- Mararikulam North Location in Kerala, India
- Coordinates: 9°36′25″N 76°18′52″E﻿ / ﻿9.60694°N 76.31444°E
- Country: India
- State: Kerala
- District: Alappuzha

Government
- • Sarpanch (Panchayat President): Smt. SudarsanBai K
- • MLA: P P Chitaranjan
- Elevation: 5 m (16 ft)

Languages
- • Official: Malayalam, English
- Time zone: UTC+5:30 (IST)
- PIN: 688 549
- Telephone code: 91-(0)478-XXXX XXXX

= Mararikulam North =

Mararikulam North is a Gram Panchayat in Alapuzha, Kerala, India. Located on the coast of Arabian Sea, towards the northern end of south Kerala.

== Etymology ==

The name Mararikulam is derived from the name of the main deity at the temple in the area, Lord Shiva.

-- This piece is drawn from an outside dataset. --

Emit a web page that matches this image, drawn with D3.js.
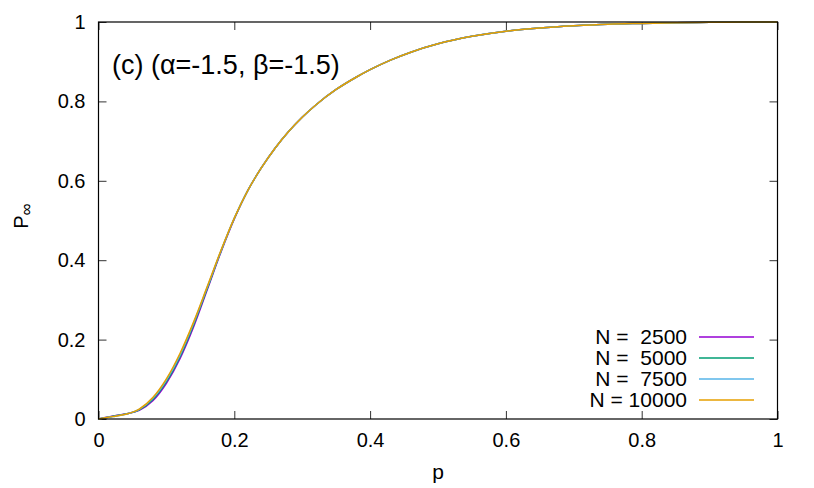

The deity is believed to reside in the temple in the form of Marari, or the enemy of Kamadeva who is also referred as Maran which is also one of his arrows.

== Geography ==

Mararikulam North lies in the southern Region of the South Indian state, Kerala. It is located on the coast of the Arabian Sea, at an average elevation of 2.5 m (8 ft). It is positioned at .

=== Climate ===

The climate is tropical and the average monthly temperature is around 25 C. Summer usually begins in March and Lasts through May and are warm and humid. The region receives two seasons of Monsoons in a year the first from June to September, and the Other In October and November. Winter is relatively non-existent, other than the climate getting drier in December through February.

== Travel ==
=== Air ===

The nearest airport is Cochin International Airport which is at a distance of 75 Kilometers .

=== Rail ===

Mararikulam North is connected via rail to different parts of the country. The railway station is Mararikulam with stops for all local (passenger shuttles) trains and three express trains. Thiruvizha halt railway station is located near northern border of the Panchayath.

=== Road ===

The National Highway No 66 formerly NH 47 passes along the eastern border of Mararikulam North. The main bus stop is Kanjikuzhi (SL Puram). Thiruvizha, Kanichukulangara, SN College and Mararikulam Kalithatt Jn are other main junctions in National Highway. Alappuzha - Fort Cochin Coastal state Highway and Cherthala-Kanichukulangara-Maraikkulam Market Road are also passes through this Panchayath.